A run of records:
======

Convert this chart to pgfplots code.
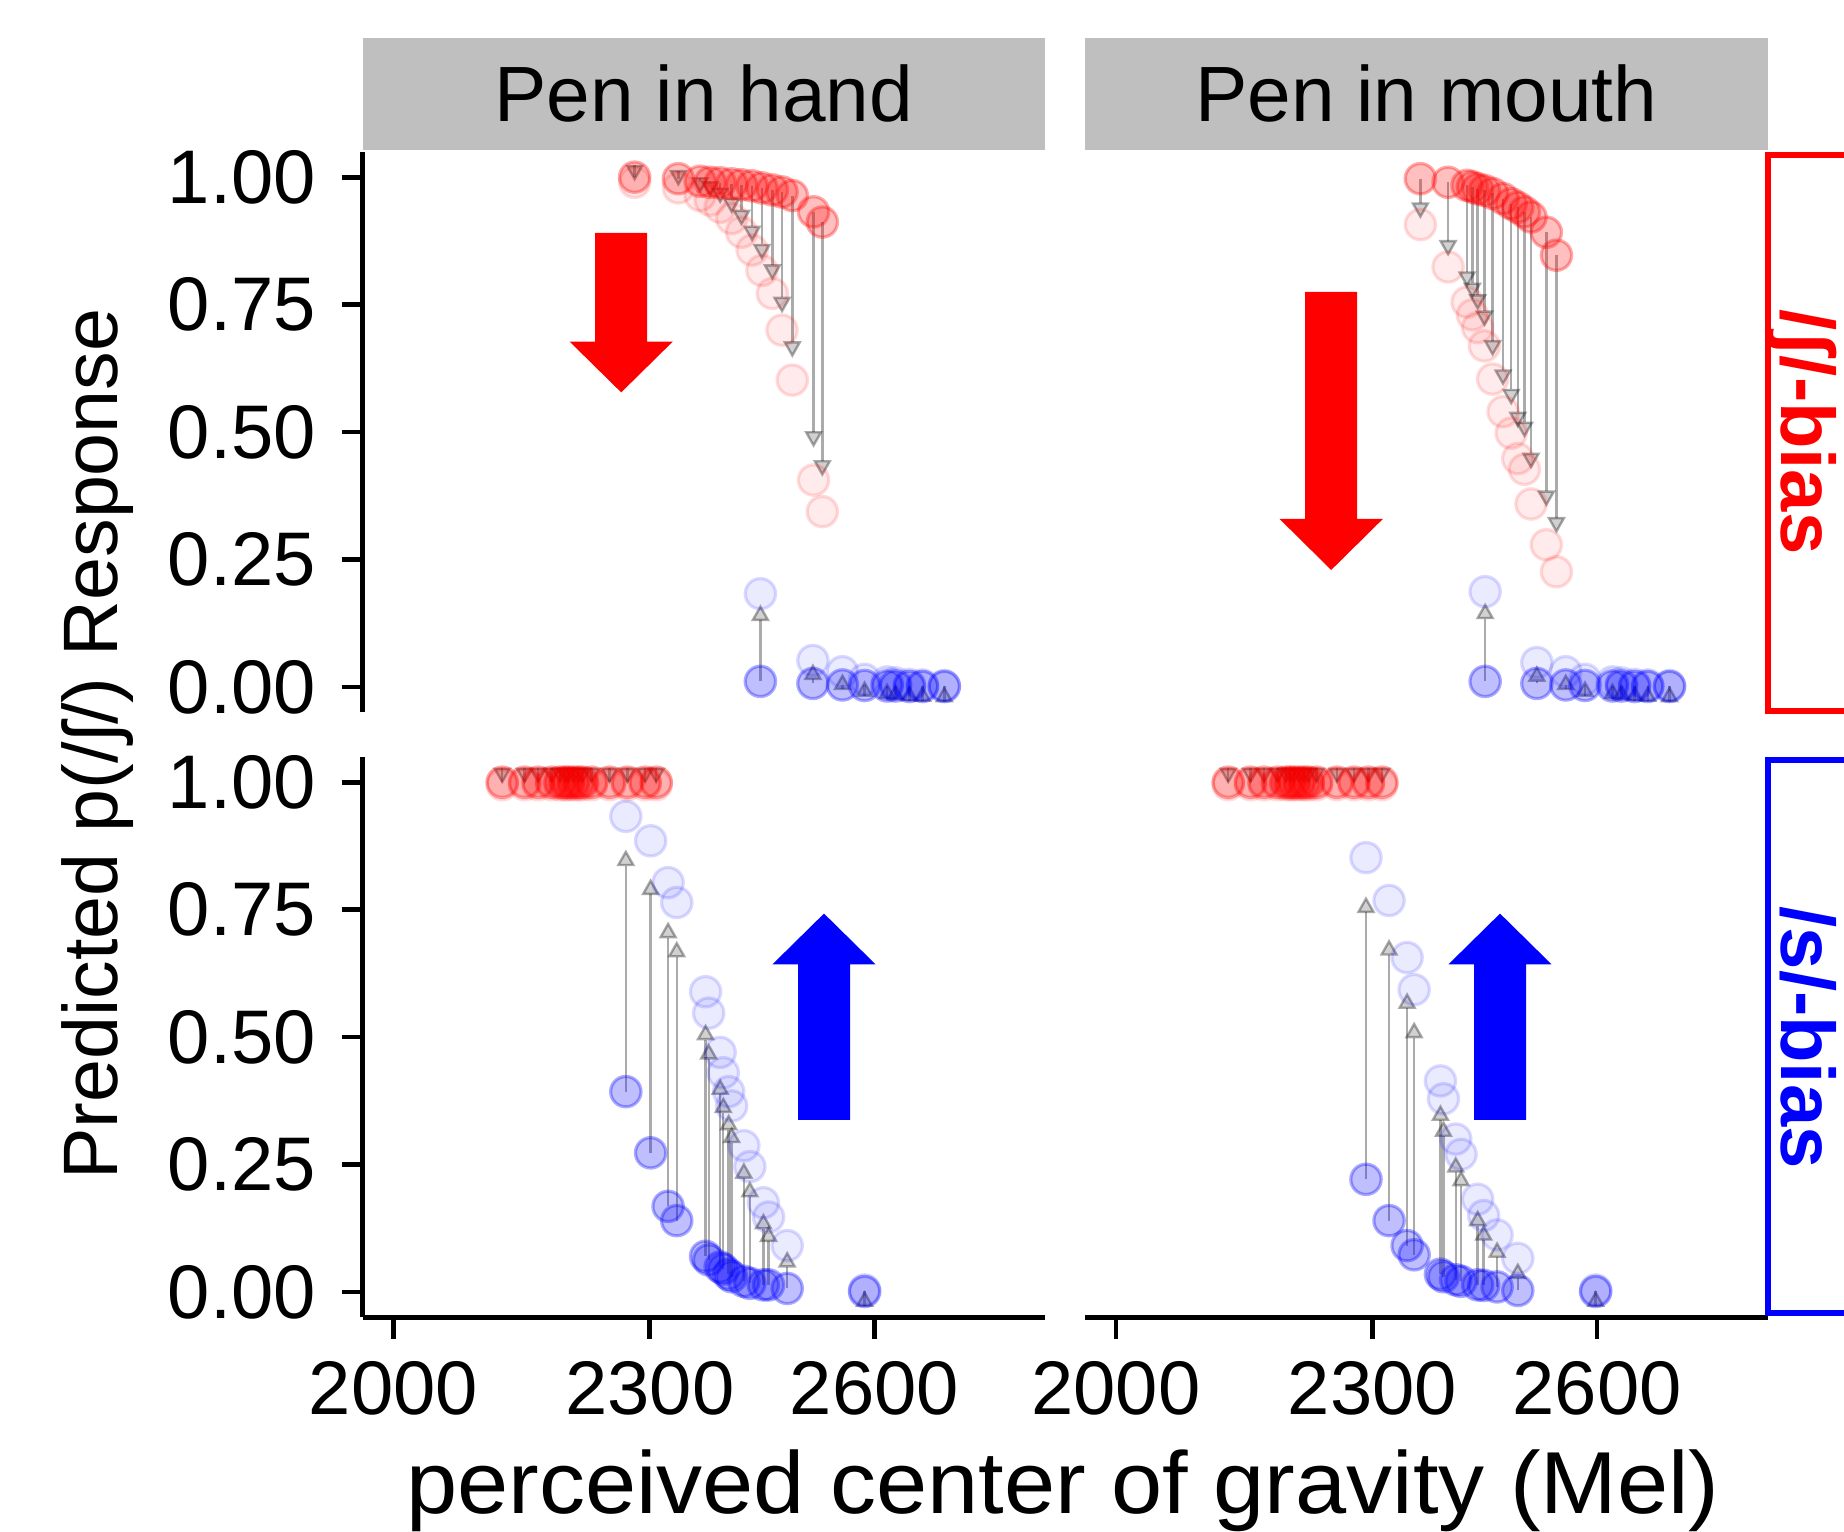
\documentclass[border=0pt]{standalone}
\usepackage{fontspec}
\setmainfont{Liberation Sans}
\usepackage{pgfplots}
\pgfplotsset{compat=1.18}
\usepackage{pgfplotstable}
\usetikzlibrary{arrows.meta}

\definecolor{stripgray}{RGB}{191,191,191}

% Pen in hand, /S/-bias
\pgfplotstableread{
x y0 y1
2281 1.000 0.990
2336 0.997 0.979
2364 0.992 0.964
2377 0.990 0.955
2390 0.989 0.941
2405 0.987 0.919
2418 0.985 0.892
2432 0.983 0.857
2445 0.979 0.817
2459 0.975 0.772
2472 0.971 0.700
2486 0.964 0.602
2515 0.932 0.406
2527 0.912 0.344
}\tlred
\pgfplotstableread{
x y0 y1
2443 0.011 0.183
2514 0.007 0.052
2555 0.004 0.030
2586 0.003 0.015
2618 0.002 0.010
2630 0.002 0.008
2650 0.001 0.005
2669 0.001 0.004
2701 0.001 0.003
}\tlblue
% Pen in mouth, /S/-bias
\pgfplotstableread{
x y0 y1
2361 0.997 0.907
2397 0.990 0.824
2422 0.984 0.755
2429 0.981 0.730
2436 0.977 0.705
2445 0.974 0.669
2456 0.968 0.604
2470 0.958 0.540
2481 0.948 0.498
2490 0.941 0.448
2499 0.932 0.427
2508 0.922 0.359
2529 0.892 0.279
2543 0.847 0.226
}\trred
\pgfplotstableread{
x y0 y1
2446 0.011 0.187
2516 0.007 0.048
2556 0.004 0.030
2583 0.003 0.015
2622 0.002 0.010
2635 0.002 0.008
2654 0.001 0.005
2673 0.001 0.004
2705 0.001 0.003
}\trblue
% Pen in hand, /s/-bias
\pgfplotstableread{
x y0 y1
2122 1.000 0.995
2148 1.000 0.995
2164 1.000 0.995
2180 1.000 0.995
2190 1.000 0.995
2196 1.000 0.995
2200 1.000 0.995
2206 1.000 0.995
2212 1.000 0.995
2217 1.000 0.995
2228 1.000 0.995
2250 1.000 0.995
2272 1.000 0.995
2294 1.000 0.995
2308 1.000 0.995
}\blred
\pgfplotstableread{
x y0 y1
2270 0.393 0.933
2301 0.273 0.885
2323 0.168 0.803
2334 0.140 0.764
2371 0.070 0.589
2375 0.063 0.547
2390 0.049 0.470
2394 0.045 0.430
2401 0.035 0.393
2405 0.030 0.365
2421 0.021 0.287
2429 0.017 0.246
2447 0.014 0.175
2454 0.014 0.147
2479 0.007 0.091
2586 0.001 0.004
}\blblue
% Pen in mouth, /s/-bias
\pgfplotstableread{
x y0 y1
2126 1.000 0.995
2152 1.000 0.995
2168 1.000 0.995
2184 1.000 0.995
2194 1.000 0.995
2199 1.000 0.995
2204 1.000 0.995
2210 1.000 0.995
2216 1.000 0.995
2221 1.000 0.995
2231 1.000 0.995
2256 1.000 0.995
2277 1.000 0.995
2295 1.000 0.995
2312 1.000 0.995
}\brred
\pgfplotstableread{
x y0 y1
2292 0.221 0.852
2321 0.140 0.768
2344 0.091 0.656
2353 0.073 0.593
2387 0.035 0.414
2391 0.030 0.379
2407 0.024 0.300
2414 0.021 0.270
2436 0.014 0.182
2444 0.013 0.150
2462 0.010 0.112
2490 0.003 0.066
2598 0.001 0.004
}\brblue

\pgfplotsset{
  x coord trafo/.code={\pgfmathparse{log10(#1)}},
  x coord inv trafo/.code={\pgfmathparse{10^(#1)}},
}
\pgfplotsset{
  every axis/.append style={
    scale only axis, width=170.625bp, height=140.2bp,
    anchor=south west,
    xmin=1966.3, xmax=2853.6, ymin=-0.05, ymax=1.05,
    clip=false,
    axis lines=left,
    axis line style={-, line width=1.4bp, black},
    tick align=outside, major tick length=5.25bp,
    tick style={black, line width=1.2bp},
    xtick={2000,2300,2600}, xticklabels={2000,2300,2600},
    minor xtick={}, minor ytick={},
    ytick={0,0.25,0.5,0.75,1}, yticklabels={0.00,0.25,0.50,0.75,1.00},
    tick label style={font=\fontsize{19bp}{22bp}\selectfont, inner sep=0pt},
    xticklabel shift=5.5bp, yticklabel shift=6.25bp,
  },
}

\newcommand{\grp}[2]{%
  \addplot[only marks, mark=*, mark size=3.8bp,
    mark options={draw=#2, fill=#2, fill opacity=0.08, draw opacity=0.14, line width=0.8bp}]
    table[x=x, y=y1]{#1};
  \addplot[only marks, mark=*, mark size=3.8bp,
    mark options={draw=#2, fill=#2, fill opacity=0.25, draw opacity=0.33, line width=0.8bp}]
    table[x=x, y=y0]{#1};
}
\newcommand{\arr}[1]{%
  \addplot[black, opacity=0.33, line width=0.6bp,
    -{Triangle[length=4.2bp, width=4.6bp, fill=black!55]},
    quiver={u=0, v=\thisrow{y1}-\thisrow{y0}, scale arrows=0.88}]
    table[x=x, y=y0]{#1};
}

\begin{document}
\begin{tikzpicture}
\path[use as bounding box] (0,0) rectangle (461bp,383bp);

% strips
\fill[stripgray] (90.625bp,345.4bp) rectangle (261.25bp,373.6bp);
\fill[stripgray] (271.25bp,345.4bp) rectangle (441.875bp,373.6bp);
\node[anchor=base, inner sep=0, font=\fontsize{19.6bp}{22bp}\selectfont] at (175.94bp,352.7bp) {Pen in hand};
\node[anchor=base, inner sep=0, font=\fontsize{19.6bp}{22bp}\selectfont] at (356.56bp,352.7bp) {Pen in mouth};

% top-left
\begin{axis}[at={(90.625bp,204.875bp)},
  x axis line style={draw=none}, xtick=\empty]
  \grp{\tlred}{red}
  \grp{\tlblue}{blue}
  \arr{\tlred}
  \arr{\tlblue}
\end{axis}
% top-right
\begin{axis}[at={(271.25bp,204.875bp)},
  axis line style={draw=none}, xtick=\empty, ytick=\empty]
  \grp{\trred}{red}
  \grp{\trblue}{blue}
  \arr{\trred}
  \arr{\trblue}
\end{axis}
% bottom-left
\begin{axis}[at={(90.625bp,53.625bp)}]
  \grp{\blred}{red}
  \grp{\blblue}{blue}
  \arr{\blred}
  \arr{\blblue}
\end{axis}
% bottom-right
\begin{axis}[at={(271.25bp,53.625bp)},
  y axis line style={draw=none}, ytick=\empty]
  \grp{\brred}{red}
  \grp{\brblue}{blue}
  \arr{\brred}
  \arr{\brblue}
\end{axis}

% big direction arrows
\fill[red] (148.8bp,324.75bp) -- (161.8bp,324.75bp) -- (161.8bp,297.6bp) -- (168.2bp,297.6bp)
  -- (155.3bp,284.9bp) -- (142.4bp,297.6bp) -- (148.8bp,297.6bp) -- cycle;
\fill[red] (326.3bp,310bp) -- (339.3bp,310bp) -- (339.3bp,253.25bp) -- (345.7bp,253.25bp)
  -- (332.8bp,240.5bp) -- (319.9bp,253.25bp) -- (326.3bp,253.25bp) -- cycle;
\fill[blue] (199.5bp,103bp) -- (212.5bp,103bp) -- (212.5bp,141.9bp) -- (218.9bp,141.9bp)
  -- (206bp,154.6bp) -- (193.1bp,141.9bp) -- (199.5bp,141.9bp) -- cycle;
\fill[blue] (368.5bp,103bp) -- (381.5bp,103bp) -- (381.5bp,141.9bp) -- (387.9bp,141.9bp)
  -- (375bp,154.6bp) -- (362.1bp,141.9bp) -- (368.5bp,141.9bp) -- cycle;

% right strips
\draw[red, line width=1.5bp] (442bp,205.25bp) rectangle (463bp,344.25bp);
\draw[blue, line width=1.5bp] (442bp,54.75bp) rectangle (463bp,193bp);
\node[rotate=-90, anchor=base, inner sep=0, text=red, font=\bfseries\fontsize{19bp}{22bp}\selectfont] at (445.25bp,275bp) {/ʃ/-bias};
\node[rotate=-90, anchor=base, inner sep=0, text=blue, font=\bfseries\fontsize{19bp}{22bp}\selectfont] at (445.25bp,123.6bp) {/s/-bias};

% axis titles
\node[rotate=90, anchor=base, inner sep=0, font=\fontsize{19.3bp}{24bp}\selectfont] at (29.4bp,197bp) {Predicted p(/ʃ/) Response};
\node[anchor=base, inner sep=0, font=\fontsize{22bp}{26bp}\selectfont] at (265.75bp,4.75bp) {\scalebox{1.045}[1]{perceived center of gravity (Mel)}};
\end{tikzpicture}
\end{document}
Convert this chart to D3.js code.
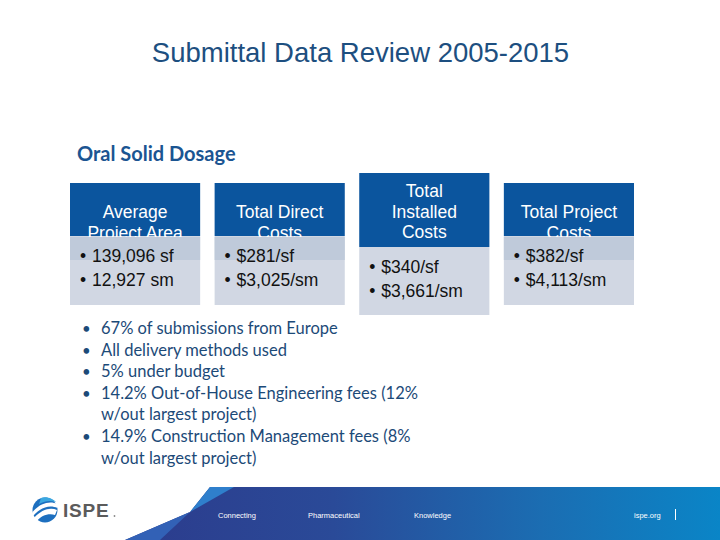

======

**TASK DESCRIPTION:** Only the count is needed: the number of lines in the data that include the word "chart".

**WRITTEN ANSWER:** 2